Blume, the Samuel F. Leibowitz Professor of Trial Techniques and director of the Cornell Death Penalty Project, spoke of the challenges he’s faced as a defense lawyer for people on death row and the life lessons he’d like to impart to young students.
One such challenge, Blume said, came in the late 1980s when a black man he represented named Leroy Joseph Drayton wrongfully sat on death row, accused of kidnapping, raping and murdering a young white woman. Blume said the judge on the case rejected the testimonies of all the defense’s black witnesses, choosing to believe one white woman’s account for the prosecution.

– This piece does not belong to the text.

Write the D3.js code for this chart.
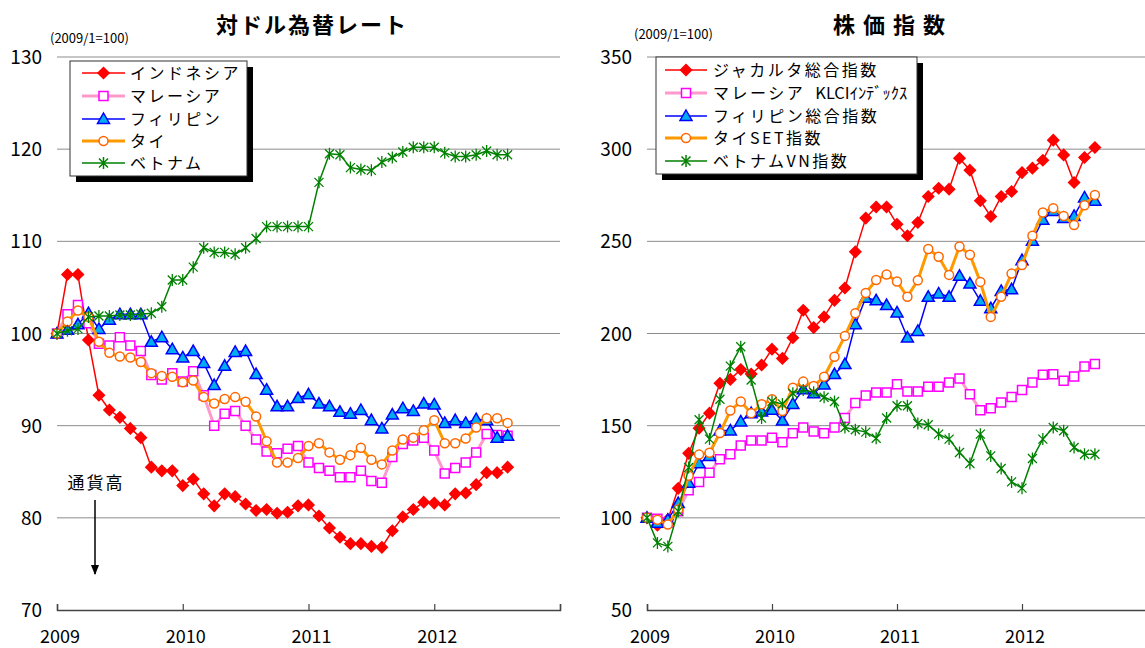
<!DOCTYPE html>
<html>
<head>
<meta charset="utf-8">
<script src="https://cdn.jsdelivr.net/npm/d3@7"></script>
<style>
body { margin: 0; background: #fff; }
text { font-family: "Noto Sans CJK JP", "Noto Sans", sans-serif; fill: #000; }
</style>
</head>
<body>
<svg width="1145" height="648"></svg>
<script>
/**Data**/
// monthly, 2009/1 .. 2012/8 (index 0..43), 2009/1 = 100
var yearLabels = ["2009", "2010", "2011", "2012"];

var fxNames = ["インドネシア", "マレーシア", "フィリピン", "タイ", "ベトナム"];
var fxIndonesia = [100,106.4,106.4,99.3,93.3,91.7,90.9,89.7,88.7,85.5,85.1,85.1,83.5,84.2,82.6,81.3,82.6,82.3,81.5,80.8,80.9,80.5,80.6,81.3,81.4,80.2,78.9,77.9,77.2,77.2,76.9,76.8,78.6,80.1,80.9,81.7,81.6,81.4,82.6,82.7,83.6,84.9,84.9,85.5];
var fxMalaysia = [100,102.1,103.1,101.1,98.9,98.7,99.6,98.7,98.1,95.5,95.0,95.7,94.8,95.9,93.3,90.0,91.3,91.6,90.0,88.5,87.2,87.0,87.5,87.8,86.0,85.4,85.1,84.4,84.4,85.1,84.0,83.8,86.6,88.0,88.4,88.7,87.3,84.8,85.4,86.0,87.1,89.1,89.0,88.9];
var fxPhilippines = [100,100.4,101.0,102.2,100.5,101.5,102.1,102.1,102.1,99.1,99.6,98.3,97.4,98.1,96.8,94.4,96.5,98.0,98.1,95.6,93.9,92.1,92.1,93.0,93.4,92.4,92.1,91.5,91.3,91.7,90.6,89.7,91.2,91.9,91.6,92.4,92.3,90.3,90.6,90.3,90.7,90.6,88.7,88.9];
var fxThai = [100,101.3,102.5,101.8,99.1,97.9,97.5,97.4,96.9,95.7,95.4,95.3,94.7,94.9,93.1,92.4,92.9,93.1,92.6,91.0,88.3,86.0,86.0,86.5,87.8,88.1,87.1,86.3,86.8,87.6,86.3,85.8,87.3,88.5,88.7,89.5,90.6,88.1,88.1,88.6,89.8,90.8,90.8,90.3];
var fxVietnam = [100,100.3,100.5,101.8,101.9,101.9,102.0,102.0,102.1,102.2,102.9,105.8,105.8,107.2,109.3,108.8,108.8,108.6,109.3,110.3,111.6,111.6,111.6,111.6,111.6,116.4,119.5,119.4,118.0,117.8,117.7,118.6,119.1,119.7,120.2,120.2,120.2,119.6,119.2,119.2,119.4,119.8,119.4,119.4];
var fxTicks = [70, 80, 90, 100, 110, 120, 130];

// each legend name: [full-width part, half-width part]
var stNames = [["ジャカルタ総合指数", ""], ["マレーシア ", "KLCIｲﾝﾃﾞｯｸｽ"], ["フィリピン総合指数", ""], ["タイSET指数", ""], ["ベトナムVN指数", ""]];
var stJakarta = [100,96,99,116,135,148.6,156.8,173,175.1,180.5,178,182.9,191.5,186.5,197.7,212.6,203.2,209,218,224.7,244.3,262.6,268.6,268.6,259.3,253,260.2,274.3,278.8,278.3,295.1,288.6,272,263.5,274.3,277,287.3,289.7,294,304.9,296.9,281.9,295.5,300.9];
var stMalaysia = [100,99.5,97.5,103.6,115,119.5,124.5,131.8,134.5,139.3,142,142,143.5,141,145.9,149,146.8,145.9,149,154.1,162.3,166.3,168,168,172.5,168.5,168.5,171.1,171.1,173.4,175.6,167.1,158.4,159.5,162.6,165.6,169.4,173.4,177.6,177.9,174.3,176.7,182.1,183.4];
var stPhilippines = [100,97.3,99,108,119,129.6,133.6,147.4,147.4,152.3,156.8,157.7,158.6,152.8,161.8,169.7,167.6,172.4,178,183.4,205,219.4,218,215.4,211.4,197.8,201.4,219.9,221.7,219.9,231.3,227.1,217.7,213.7,223.1,224,239.8,250.3,261.7,266.5,262.6,263.8,273.8,272];
var stThai = [100,99,96.4,104.5,122.8,134.3,135.3,146,158.2,163.1,156.8,161.6,164.3,158,170.6,173.9,171.5,176.6,187.4,198.7,211,222,229,232,228.2,219.9,228.9,245.8,241.6,231.8,247.2,242.7,228,209,219.9,232.5,237.1,253,265.6,268,263.8,258.8,269.6,275.2];
var stVietnam = [100,86.4,84.5,103.6,127.3,153.2,142.7,164.3,182.3,192.8,174.8,154.1,163.1,161.8,167.6,169.4,168.1,165.4,163.1,149,147.8,146.5,143.2,154.2,160.8,160.8,151.2,150.5,145.4,142.7,135.4,129.5,145.4,133.6,126.8,119.5,116.1,132.2,142.7,149,147.2,138.2,134.5,134.5];
var stTicks = [50, 100, 150, 200, 250, 300, 350];

// line / marker style per country, same order in both charts
var styles = [
	{line: "#FF0000", width: 1.5, marker: "diamond", fill: "#FF0000", stroke: "#FF0000"},
	{line: "#FF99CC", width: 3,   marker: "square",  fill: "#FFFFFF", stroke: "#FF00FF"},
	{line: "#0000FF", width: 1.5, marker: "triangle", fill: "#00AEEF", stroke: "#0000FF"},
	{line: "#FF9900", width: 3,   marker: "circle",  fill: "#FFFFFF", stroke: "#FF6600"},
	{line: "#008000", width: 1.5, marker: "star",    fill: "none",    stroke: "#008000"}
];

var svg = d3.select("svg");

drawChart({
	title: "対ドル為替レート", titleX: 312, titleSpacing: 2,
	left: 57, right: 560, top: 57, bottom: 610,
	domain: [70, 130], ticks: fxTicks, baseX: 50, baseY: 43,
	names: fxNames.map(function(n) { return [n, ""]; }),
	values: [fxIndonesia, fxMalaysia, fxPhilippines, fxThai, fxVietnam],
	legend: {x: 70, y: 61, w: 177, h: 115, rowY: [73, 96, 119, 141, 163], lx0: 82, lx1: 125, tx: 130}
});

drawChart({
	title: "株価指数", titleX: 893, titleSpacing: 8,
	left: 647, right: 1147, top: 57, bottom: 610,
	domain: [50, 350], ticks: stTicks, baseX: 634, baseY: 39,
	names: stNames,
	values: [stJakarta, stMalaysia, stPhilippines, stThai, stVietnam],
	legend: {x: 656, y: 57, w: 261, h: 117, rowY: [70, 93, 116, 138, 161], lx0: 665, lx1: 707, tx: 713}
});

// "通貨高" note with downward arrow (left chart)
svg.append("text").attr("x", 96).attr("y", 489).attr("text-anchor", "middle")
	.attr("font-size", 17).attr("letter-spacing", 2).text("通貨高");
svg.append("defs").append("marker")
	.attr("id", "arrow").attr("viewBox", "0 0 10 10").attr("refX", 9).attr("refY", 5)
	.attr("markerWidth", 7).attr("markerHeight", 7).attr("orient", "auto")
	.append("path").attr("d", "M0,1 L10,5 L0,9 Z").attr("fill", "#000");
svg.append("line").attr("x1", 95).attr("x2", 95).attr("y1", 500).attr("y2", 574)
	.attr("stroke", "#000").attr("stroke-width", 1.5).attr("marker-end", "url(#arrow)");

/**functions**/
function drawChart(cfg) {
	var g = svg.append("g");
	var x = d3.scaleLinear().domain([0, 48]).range([cfg.left, cfg.right]);
	var y = d3.scaleLinear().domain(cfg.domain).range([cfg.bottom, cfg.top]);

	//title and base note
	g.append("text").attr("x", cfg.titleX).attr("y", 33).attr("text-anchor", "middle")
		.attr("font-size", 22).attr("font-weight", "bold").attr("letter-spacing", cfg.titleSpacing)
		.text(cfg.title);
	g.append("text").attr("x", cfg.baseX).attr("y", cfg.baseY)
		.attr("font-size", 13).text("(2009/1=100)");

	//horizontal gridlines (the lowest tick is the axis itself)
	g.selectAll(".grid").data(cfg.ticks.slice(1)).enter().append("line")
		.attr("x1", cfg.left).attr("x2", cfg.right)
		.attr("y1", function(d) { return y(d); }).attr("y2", function(d) { return y(d); })
		.attr("stroke", "#8C8C8C").attr("stroke-width", 1);

	//y tick labels
	g.selectAll(".ylab").data(cfg.ticks).enter().append("text")
		.attr("x", cfg.left - 15).attr("y", function(d) { return y(d) + 7; })
		.attr("text-anchor", "end").attr("font-size", 19)
		.text(function(d) { return d; });

	//x axis: baseline with yearly ticks pointing up
	var xAxis = d3.axisTop(x).tickValues([0, 12, 24, 36, 48]).tickSize(6).tickFormat("");
	var ax = g.append("g").attr("transform", "translate(0," + cfg.bottom + ")").call(xAxis);
	ax.select(".domain").attr("stroke", "#444").attr("stroke-width", 1.5);
	ax.selectAll(".tick line").attr("stroke", "#444").attr("stroke-width", 1.2);
	g.selectAll(".xlab").data(yearLabels).enter().append("text")
		.attr("x", function(d, i) { return x(i * 12) + 3; }).attr("y", 643)
		.attr("text-anchor", "middle").attr("font-size", 18)
		.text(function(d) { return d; });

	//series
	var line = d3.line().x(function(d, i) { return x(i); }).y(function(d) { return y(d); });
	cfg.values.forEach(function(vals, k) {
		var s = styles[k];
		g.append("path").datum(vals).attr("d", line)
			.attr("fill", "none").attr("stroke", s.line).attr("stroke-width", s.width)
			.attr("stroke-linejoin", "round");
		g.selectAll(".m" + k).data(vals).enter().append("path")
			.attr("class", "m" + k)
			.attr("transform", function(d, i) { return "translate(" + x(i) + "," + y(d) + ")"; })
			.attr("d", markerPath(s.marker))
			.attr("fill", s.fill).attr("stroke", s.stroke).attr("stroke-width", s.marker == "star" ? 1.3 : 1.5);
	});

	//legend with black drop shadow
	var L = cfg.legend;
	g.append("rect").attr("x", L.x + 6).attr("y", L.y + 6).attr("width", L.w).attr("height", L.h).attr("fill", "#000");
	g.append("rect").attr("x", L.x).attr("y", L.y).attr("width", L.w).attr("height", L.h)
		.attr("fill", "#fff").attr("stroke", "#333").attr("stroke-width", 1);
	cfg.names.forEach(function(name, k) {
		var s = styles[k];
		var ry = L.rowY[k];
		g.append("line").attr("x1", L.lx0).attr("x2", L.lx1).attr("y1", ry).attr("y2", ry)
			.attr("stroke", s.line).attr("stroke-width", s.width);
		g.append("path").attr("transform", "translate(" + ((L.lx0 + L.lx1) / 2) + "," + ry + ")")
			.attr("d", markerPath(s.marker))
			.attr("fill", s.fill).attr("stroke", s.stroke).attr("stroke-width", 1.5);
		var t = g.append("text").attr("x", L.tx).attr("y", ry + 6).attr("font-size", 16);
		t.append("tspan").attr("letter-spacing", 2.5).text(name[0]);
		if (name[1]) {
			//half-width part, squeezed so it fits the box like the original
			t.append("tspan").attr("dx", 4).attr("letter-spacing", 0)
				.attr("textLength", 92).attr("lengthAdjust", "spacingAndGlyphs").text(name[1]);
		}
	});
}

//marker shapes, centred on 0,0
function markerPath(type) {
	if (type == "diamond") return "M0,-5.5L5.5,0L0,5.5L-5.5,0Z";
	if (type == "square") return "M-4.5,-4.5H4.5V4.5H-4.5Z";
	if (type == "triangle") return "M0,-6L6,4.5H-6Z";
	if (type == "circle") return "M4.5,0A4.5,4.5 0 1,1 -4.5,0A4.5,4.5 0 1,1 4.5,0Z";
	return "M-4.5,-4.5L4.5,4.5M-4.5,4.5L4.5,-4.5M0,-6V6";
}
</script>
</body>
</html>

Upon further investigation, Blume found strong evidence that the judge was racist, and he had to decide whether to file a recusal motion asking the judge to step down from the case. “I knew in my heart that if I didn’t file this motion, if I didn’t do the right thing – if I compromised on that, especially with someone’s life on the line – what kind of person would I be?”
The story did not end well, said Blume. The judge trash-talked him for the rest of his life, tried to get Blume’s law license taken away, and rejected the motion. However, Blume said, when people face defining moments like these in their careers, integrity must be upheld: “Once you decide to do what is expedient instead of what is right one time, you’ll do it twice. And once you do it twice, you’ll do it three times.”

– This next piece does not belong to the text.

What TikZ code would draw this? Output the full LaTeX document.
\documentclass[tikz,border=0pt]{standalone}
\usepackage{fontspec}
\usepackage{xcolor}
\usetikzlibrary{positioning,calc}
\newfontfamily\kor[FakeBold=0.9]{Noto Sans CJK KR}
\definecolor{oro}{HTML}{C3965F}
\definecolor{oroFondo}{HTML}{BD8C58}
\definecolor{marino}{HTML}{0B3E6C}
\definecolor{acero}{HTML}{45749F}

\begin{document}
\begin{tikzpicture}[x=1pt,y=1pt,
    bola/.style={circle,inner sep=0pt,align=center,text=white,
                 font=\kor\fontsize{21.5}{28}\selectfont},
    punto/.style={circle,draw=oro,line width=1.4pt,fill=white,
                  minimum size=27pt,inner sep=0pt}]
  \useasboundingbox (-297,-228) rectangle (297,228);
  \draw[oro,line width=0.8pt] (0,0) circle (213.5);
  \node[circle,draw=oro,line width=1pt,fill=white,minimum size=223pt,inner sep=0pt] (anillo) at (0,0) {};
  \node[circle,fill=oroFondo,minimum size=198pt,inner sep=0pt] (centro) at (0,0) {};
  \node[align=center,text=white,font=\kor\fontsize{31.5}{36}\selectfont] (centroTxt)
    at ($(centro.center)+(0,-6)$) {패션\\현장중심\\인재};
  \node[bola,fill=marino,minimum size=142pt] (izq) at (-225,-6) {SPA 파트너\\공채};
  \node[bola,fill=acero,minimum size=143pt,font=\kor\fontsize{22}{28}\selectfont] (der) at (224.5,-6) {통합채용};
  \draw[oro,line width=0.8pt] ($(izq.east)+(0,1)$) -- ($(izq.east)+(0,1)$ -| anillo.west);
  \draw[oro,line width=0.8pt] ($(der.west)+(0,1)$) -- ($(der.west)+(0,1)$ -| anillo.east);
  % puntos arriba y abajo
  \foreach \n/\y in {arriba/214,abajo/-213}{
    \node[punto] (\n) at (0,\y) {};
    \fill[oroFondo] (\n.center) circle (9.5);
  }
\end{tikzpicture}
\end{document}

In fact, injustice, much of it racial, was what prompted Blume to become a defense lawyer. Years earlier, while working in juvenile justice, Blume said he went to a “roll call,” where all persons charged with a crime convene at a single location. “It was like a slave ship had pulled up and docked in the port of Charleston,” said Blume, referring to the staggering number of black men. “It [was] a shocking visual representation of how the modern American criminal justice system has destroyed many communities of color.”
A moral opponent of the death penalty, Blume also addressed the incorrect notion that capital punishment is only reserved for the most horrible offenders: “You do not get the death penalty in this country for committing the worst crime. You get the death penalty for having the worst lawyer.” He compared the system to a shark net that invariably catches harmless sea animals in addition to the cold-blooded killers. “It’s designed to get the really bad predators, but once you put it into effect, that’s not the only people you’re going to get,” he said.
“America cannot claim to be the global defender of democracy and liberty as long as it commits the type of injustice I have briefly described to you this afternoon,” Blume concluded.
“Last Lectures” is a series sponsored by Mortar Board, a national senior honor society.
Natalie O’Toole ’16 is a writer intern for the Cornell Chronicle.